Mark Cavendish has appealed to social media users to stop sending "vile and threatening" comments to him and to his family after the horror smash on Tuesday which forced him to pull out of the Tour de France and led to the hugely controversial disqualification of double world champion Peter Sagan.

Speaking in a video which he posted on Twitter as he flew home from France yesterday, Cavendish said he was "paying now as a 32-year-old for the petulant attitude I had as a kid".

But he added that was no reason to take it out on his wife or children. "Vile and threatening comments on social media to myself and my family isn't deserved and I ask you all to respect that and please don't send vile and abusive language to myself and my family."

Initially there was a lot of sympathy for the Briton, with Sagan generally felt to be at fault. However, as tensions rose and Sagan's sentence went from a 30-second time penalty to disqualification from the race altogether, a backlash began.

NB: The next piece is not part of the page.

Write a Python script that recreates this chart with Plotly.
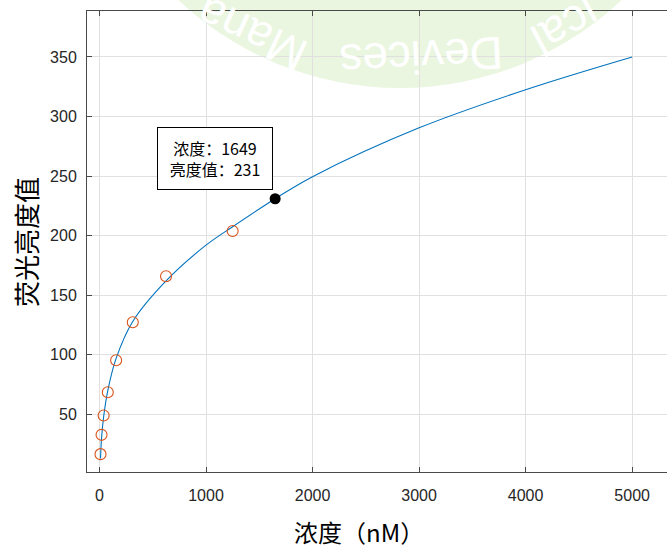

Earlier, Cavendish had put a brave face on his dramatic exit from the Tour. Speaking to journalists outside the Dimension Data team bus before yesterday's stage from Vittel to La Planche des Belles Filles, Cavendish said he harboured no ill will towards his friend Sagan, praised the Slovakian for being "a great world champion and great for the sport", and even managed to joke that at one stage he thought he might "bleed to death" following his crash, likening the scene of the accident to a horror movie.

Cavendish also had a serious message, saying he felt the commissaires had made a "courageous" decision to throw Sagan off the Tour, one which could change sprinting forever and make it safer for everyone.

"It takes a lot of courage, a lot of balls, to eliminate the world champion from the Tour de France, and I commend the jury."